There was a lot of bad press before After Earth screened: It’s probably because it looks like a vanity project and act of bare-faced nepotism by producer/star/co-writer Will Smith. Certainly it’s unlikely that Jaden would headline a $130 million picture on his own. People generally don’t favour nepotism that benefits someone else, that goes double during a recession and if it’s on such an epic scale.
While After Earth is not an especially good film, it’s not quite the honker that people would assume it would be. Yes it’s poor, but equally bad films are released every single week.
Let’s list the positive aspects: It’s not a bad looking film, and the human’s non-Earth colony looks good—like a city organically growing from red rock. M. Night Shyamalan has directed some astoundingly bad films of late, but he still has an eye for composition: The crash landing is especially well-staged. Then there’s a neat scene shortly afterwards where Jaden has to push a corpse aside to keep an automated door closed.
It’s also a decent concept for a movie—one boy against the elements, in the world that’s familiar to audiences but not to the central character. Peter Suschitzky (David Cronenberg’s regular collaborator) does some fine cinematography of landscapes and forests. Also, there are a number of flashback scenes that show their lives before the crash, and they’re surprisingly warm and likable.
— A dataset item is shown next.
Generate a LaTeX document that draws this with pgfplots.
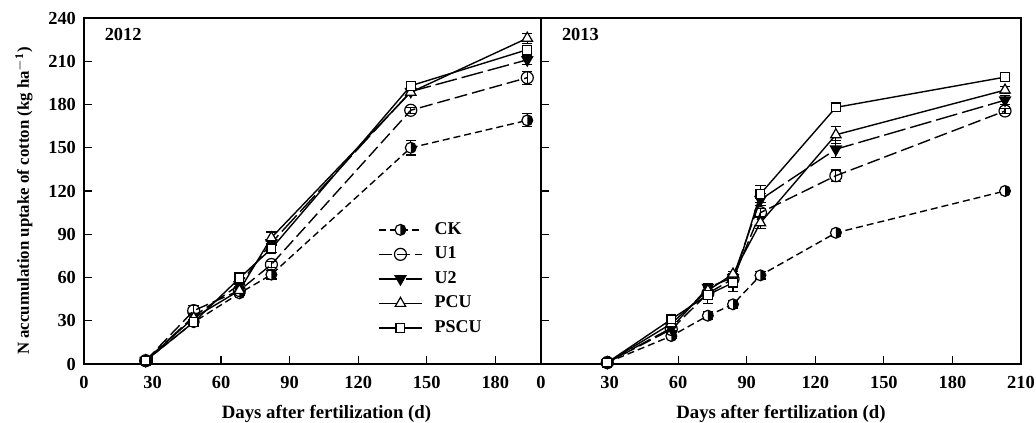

Will Smith is a decent actor and has undeniable presence. But—now we’re entering the failures section—his character is so grouchy and stoic that the performance doesn’t play to his strengths. This is a charming actor playing a charmless character. It’s staggering that he turned down Django Unchained for this.
Jaden is the biggest problem though. It’s a big ask to have any young teenager carry a film, and very, very few actors his age have the presence and gravitas to do so. The last example I can think of would be the young Joseph Gordon Levitt and Heath Ledger in Ten Things I Hate About You.
Jaden shows a serious lack of presence and has a strangely weak voice, and (as if that weren’t enough) he has trouble pronouncing certain letters, which makes him sound like a young Elmer Fudd.
Another issue is that the wild animals are very conspicuously computer-generated; Jaden and these beasts don’t seem to be sharing the same air.
Perhaps most damning, After Earth feels longer than its running time—and at less than two hours it’s shorter than most big budget films. Not terrible, but also not very good: To be fair to After Earth, it made me yawn, but didn’t make me puke.